Every town has a spirit....and that spirit will inevitably go through periods of elation and growth, periods of relative steadiness or “business as usual” and periods of depression where the spirit of the town seems to be in the dumps.
The town spirit has many factors which affect its course but primarily it is the collective attitude and support of the citizens who determine its spirit and therefore its growth and direction.
There is one organization whose sole purpose is to facilitate the strength of our community. Formed in 1996 by a group of visionary business leaders, the East Mississippi Business Development Corporation serves the City of Meridian, Town of Marion, Lauderdale County, and over 500 dues-paying members.
It’s mission is to empower a diverse leadership culture to achieve economic wealth through excellence in education, new investment, and the nurturing of existing business and industry.
I was born here in 1963 and it seems my earliest clear memories of my hometown began around 1966 or ‘67. Those early memories revolve around two places, Mrs. McGowan’s preschool and downtown Meridian. Downtown Meridian in those days had an exciting vibe from daylight until well into the night.
The sidewalks were full of businessmen, railroad employees, shoppers and visitors passing through. I got my hair cut in the Threefoot building, went to my dentist, Dr. Ray, downtown on 22nd Ave, shopped at Loeb’s, Harry Mayer, and at Marks Rothenberg (where I put my feet in that Buster Brown X-ray machine to get my size measured..... hmmm bet that wouldn't pass safety standards today)!
The smell of coffee roasting and fresh bread when the wind was right, restaurants, pool halls, cigars, trains and greyhound buses .... there was an excitement in the town, the spirit was high and it was the people that made it that way.
That’s right the citizens, their attitude and support transcended highs and lows in the economy, transcended political and social issues, and it was because collectively the citizens of Meridian made supporting their city, county and region an ongoing priority through their actions, their work and their words.
I never knew my grandfather but he opened and managed the first JC Penny store downtown. I was always told that he was very proud of his town and was adamant that in order to have a successful community every citizen should “give back”.
That meant give in whatever way is feasible for that individual be it volunteering, getting involved with community and civic organizations, or simply just supporting and speaking in a positive way about anything related to the community.
It doesn’t take money necessarily and in the big picture it doesn’t take a lot of time. There are many ways in which we can give back to our community but he felt that participating in the Chamber of Commerce was the most effective.

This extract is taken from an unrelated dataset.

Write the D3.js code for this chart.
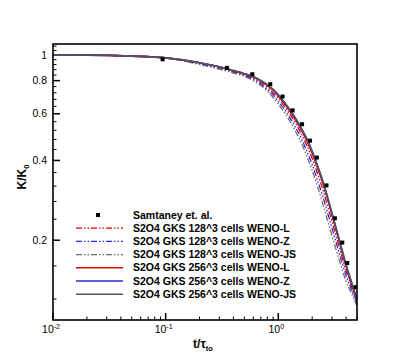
<!DOCTYPE html>
<html>
<head>
<meta charset="utf-8">
<script src="https://cdn.jsdelivr.net/npm/d3@7"></script>
<style>
  body { margin: 0; background: #fff; }
  svg { font-family: "Liberation Sans", Arial, sans-serif; }
</style>
</head>
<body>
<div id="chart"></div>
<script>
const WIDTH = 407, HEIGHT = 362
var margin = {top: 44, right: 50, bottom: 42, left: 53},
    width = WIDTH - margin.left - margin.right,
    height = HEIGHT - margin.top - margin.bottom

// times (t/tau_to) shared by all simulation curves
var times = [0.01, 0.02, 0.05, 0.1, 0.2, 0.3, 0.4, 0.5, 0.6, 0.7, 0.8, 0.9, 1.0,
             1.2, 1.4, 1.6, 1.8, 2.0, 2.25, 2.5, 2.75, 3.0, 3.5, 4.0, 4.5, 5.0]

var weno_l_128  = [1.0, 0.999, 0.99, 0.975, 0.929, 0.895, 0.866, 0.842, 0.816, 0.787, 0.755, 0.720, 0.686,
                   0.619, 0.559, 0.504, 0.454, 0.407, 0.353, 0.308, 0.267, 0.235, 0.186, 0.153, 0.132, 0.116]
var weno_z_128  = [1.0, 0.999, 0.99, 0.975, 0.925, 0.889, 0.860, 0.836, 0.808, 0.777, 0.742, 0.706, 0.669,
                   0.602, 0.540, 0.485, 0.432, 0.386, 0.333, 0.290, 0.252, 0.222, 0.177, 0.147, 0.129, 0.115]
var weno_js_128 = [1.0, 0.999, 0.99, 0.975, 0.921, 0.884, 0.855, 0.831, 0.800, 0.767, 0.730, 0.691, 0.652,
                   0.586, 0.522, 0.466, 0.413, 0.367, 0.315, 0.272, 0.236, 0.208, 0.167, 0.140, 0.125, 0.113]
var weno_l_256  = [1.0, 0.999, 0.99, 0.975, 0.934, 0.901, 0.871, 0.848, 0.825, 0.797, 0.767, 0.736, 0.701,
                   0.635, 0.576, 0.522, 0.473, 0.426, 0.371, 0.326, 0.284, 0.249, 0.196, 0.159, 0.136, 0.118]
var weno_z_256  = [1.0, 0.999, 0.99, 0.975, 0.935, 0.902, 0.873, 0.850, 0.828, 0.800, 0.771, 0.741, 0.707,
                   0.641, 0.583, 0.529, 0.480, 0.432, 0.377, 0.331, 0.288, 0.252, 0.198, 0.161, 0.137, 0.119]
var weno_js_256 = [1.0, 0.999, 0.99, 0.975, 0.935, 0.902, 0.873, 0.850, 0.828, 0.801, 0.772, 0.742, 0.708,
                   0.642, 0.584, 0.530, 0.481, 0.433, 0.378, 0.332, 0.289, 0.253, 0.199, 0.162, 0.138, 0.120]

// reference data (Samtaney et al.)
var ref_t = [0.094, 0.35, 0.588, 0.849, 1.092, 1.34, 1.626, 1.915, 2.20, 2.68, 3.18, 3.70, 4.10, 4.85]
var ref_k = [0.963, 0.894, 0.846, 0.776, 0.697, 0.618, 0.548, 0.475, 0.410, 0.322, 0.242, 0.196, 0.164, 0.133]

var y_ticks = [0.2, 0.4, 0.6, 0.8, 1]
var x_ticks = [0.01, 0.1, 1]

var series = [
  {name: "S2O4 GKS 128^3 cells WENO-L",  vals: weno_l_128,  color: "#e00000", dash: "6,2,1.5,2,1.5,2", w: 1.3},
  {name: "S2O4 GKS 128^3 cells WENO-Z",  vals: weno_z_128,  color: "#2a2ae6", dash: "6,2,1.5,2,1.5,2", w: 1.3},
  {name: "S2O4 GKS 128^3 cells WENO-JS", vals: weno_js_128, color: "#6e6e6e", dash: "6,2,1.5,2,1.5,2", w: 1.3},
  {name: "S2O4 GKS 256^3 cells WENO-L",  vals: weno_l_256,  color: "#e00000", dash: null, w: 1.6},
  {name: "S2O4 GKS 256^3 cells WENO-Z",  vals: weno_z_256,  color: "#2a2ae6", dash: null, w: 1.6},
  {name: "S2O4 GKS 256^3 cells WENO-JS", vals: weno_js_256, color: "#555555", dash: null, w: 1.6}
]

var svg = d3.select("#chart").append("svg")
  .attr("width", WIDTH).attr("height", HEIGHT)
  .append("g")
  .attr("transform", "translate(" + margin.left + "," + margin.top + ")")

var x = d3.scaleLog().domain([0.01, 5]).range([0, width])
var y = d3.scaleLog().domain([0.1, 1.1]).range([height, 0])

svg.append("defs").append("clipPath").attr("id", "clip")
  .append("rect").attr("width", width).attr("height", height)

// y ticks: major every 0.2, minor every 0.04
var y_minor = d3.range(3, 28).map(function(i) { return i * 0.04 })
  .filter(function(v) { return Math.abs(v / 0.2 - Math.round(v / 0.2)) > 1e-6 })
svg.selectAll(".ymin").data(y_minor).enter().append("line")
  .attr("x1", 0).attr("x2", 3.5)
  .attr("y1", function(d) { return y(d) }).attr("y2", function(d) { return y(d) })
  .attr("stroke", "#000").attr("stroke-width", 1)
svg.selectAll(".ymaj").data(y_ticks).enter().append("line")
  .attr("x1", 0).attr("x2", 7)
  .attr("y1", function(d) { return y(d) }).attr("y2", function(d) { return y(d) })
  .attr("stroke", "#000").attr("stroke-width", 1.5)
svg.selectAll(".ylab").data(y_ticks).enter().append("text")
  .attr("x", -6).attr("y", function(d) { return y(d) }).attr("dy", "0.35em")
  .attr("text-anchor", "end").attr("font-size", 10.5)
  .text(function(d) { return d })

// x ticks: decades with 2..9 minor
var x_minor = []
x_ticks.forEach(function(d) { for (var k = 2; k <= 9; k++) if (d * k <= 5) x_minor.push(d * k) })
svg.selectAll(".xmin").data(x_minor).enter().append("line")
  .attr("x1", function(d) { return x(d) }).attr("x2", function(d) { return x(d) })
  .attr("y1", height).attr("y2", height - 3.5)
  .attr("stroke", "#000").attr("stroke-width", 1)
svg.selectAll(".xmaj").data(x_ticks).enter().append("line")
  .attr("x1", function(d) { return x(d) }).attr("x2", function(d) { return x(d) })
  .attr("y1", height).attr("y2", height - 7)
  .attr("stroke", "#000").attr("stroke-width", 1.5)
var xl = svg.selectAll(".xlab").data(x_ticks).enter().append("text")
  .attr("x", function(d) { return x(d) - 2 }).attr("y", height + 13)
  .attr("text-anchor", "middle").attr("font-size", 10.5)
xl.append("tspan").text("10")
xl.append("tspan").attr("dy", -4).attr("font-size", 7)
  .text(function(d) { return Math.round(Math.log10(d)) < 0 ? "-" + Math.abs(Math.round(Math.log10(d))) : "0" })

// curves
var line = d3.line()
  .x(function(d) { return x(d[0]) })
  .y(function(d) { return y(d[1]) })
  .curve(d3.curveMonotoneX)

var plot = svg.append("g").attr("clip-path", "url(#clip)")
series.forEach(function(s) {
  plot.append("path")
    .datum(times.map(function(t, i) { return [t, s.vals[i]] }))
    .attr("d", line)
    .attr("fill", "none")
    .attr("stroke", s.color)
    .attr("stroke-width", s.w)
    .attr("stroke-dasharray", s.dash)
})

plot.selectAll(".ref").data(ref_t).enter().append("rect")
  .attr("x", function(d) { return x(d) - 2 })
  .attr("y", function(d, i) { return y(ref_k[i]) - 2 })
  .attr("width", 4).attr("height", 4)
  .attr("fill", "#000")

// frame
svg.append("rect").attr("width", width).attr("height", height)
  .attr("fill", "none").attr("stroke", "#000").attr("stroke-width", 1.6)

// axis titles
var xt = svg.append("text")
  .attr("x", width / 2 - 2).attr("y", height + 28)
  .attr("text-anchor", "middle").attr("font-size", 12).attr("font-weight", "bold")
xt.append("tspan").text("t/")
xt.append("tspan").text("\u03c4")
xt.append("tspan").attr("dy", 3).attr("font-size", 7.5).text("to")

var yt = svg.append("text")
  .attr("transform", "translate(" + (-27) + "," + (133) + ") rotate(-90)")
  .attr("text-anchor", "middle").attr("font-size", 12).attr("font-weight", "bold")
yt.append("tspan").text("K/K")
yt.append("tspan").attr("dy", 3).attr("font-size", 7.5).text("0")

// legend
var leg = svg.append("g").attr("transform", "translate(" + 23 + "," + 171 + ")")
leg.append("rect").attr("x", 20).attr("y", -2).attr("width", 4).attr("height", 4).attr("fill", "#000")
leg.append("text").attr("x", 57).attr("y", 0).attr("dy", "0.35em")
  .attr("font-size", 10.5).attr("font-weight", "bold").text("Samtaney et. al.")
series.forEach(function(s, i) {
  var yy = (i + 1) * 13.2
  leg.append("line").attr("x1", 0).attr("x2", 47).attr("y1", yy).attr("y2", yy)
    .attr("stroke", s.color).attr("stroke-width", s.w).attr("stroke-dasharray", s.dash)
  leg.append("text").attr("x", 57).attr("y", yy).attr("dy", "0.35em")
    .attr("font-size", 10.5).attr("font-weight", "bold").text(s.name)
})
</script>
</body>
</html>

After all, business, schools and churches have inner organization or people that guide and help determine their course, so if you weren’t a city or county public servant or elected official then the organization specifically designed to foster community development was the Chamber.
He passed that notion of the obligation to “give back” to my father who despite being a very busy surgeon found time, made time to actively give back in many ways including as president of the Chamber of Commerce and multiple other civic organizations in the 60’s 70’s and 80’s.
The Chamber of Commerce and other organizations like the Lively Arts Festival, Meridian Little Theatre, civic organizations such as Rotary, Kiwanis and others were full of members who genuinely cared in a selfless manner about the continued growth and development of the community, its businesses and its spirit. In short, they gave back!
I didn’t live here in Meridian for nearly 20 years during my college, medical school and post graduate training. I lived in Oxford, Jackson, New Orleans, Seattle, Denver, Dallas and Atlanta during those years and therefore I was able to experience a quite diverse and different cultures than what I was accustomed to growing up in Meridian. Upon my return I found that unlike the cities I had been experiencing Our community had not grown and in fact had contracted somewhat.
Many factors are thrown around as to why but none that are not found in other similar towns that had been thriving......except, in my opinion, the “collective spirit” was depressed compared to what I left 20 years before.
I was hearing complaining and negative comments about many issues and the truth was the only real common thread to account for it was that the loss of support and an overall negative attitude of much of the population.
Whether you are familiar with it or not our community has a tremendously rich history in arts, entertainment, music, business, medicine, transportation and quality of life. All of the factors that made our community what it was at its height are still present today. Those things never left. The spirit and attitude and how we visualize and support it has changed. There are ample opportunities at any level to engage and support the progression of whatever is important to you in our community.
We are so fortunate to have The EMBDC to lead and facilitate endeavors of all types for the sole purpose of improving our community. I ask you to look into what they are doing for our region and to join, support and facilitate their work. After all, their efforts are indeed your efforts, our efforts. The EMBDC operates for OUR benefit solely.
I would challenge everyone to try a simple change in outlook and attitude and get out and support the EMBDC and its many partner community organizations. That support and attitude will benefit us all immensely. GIVE BACK!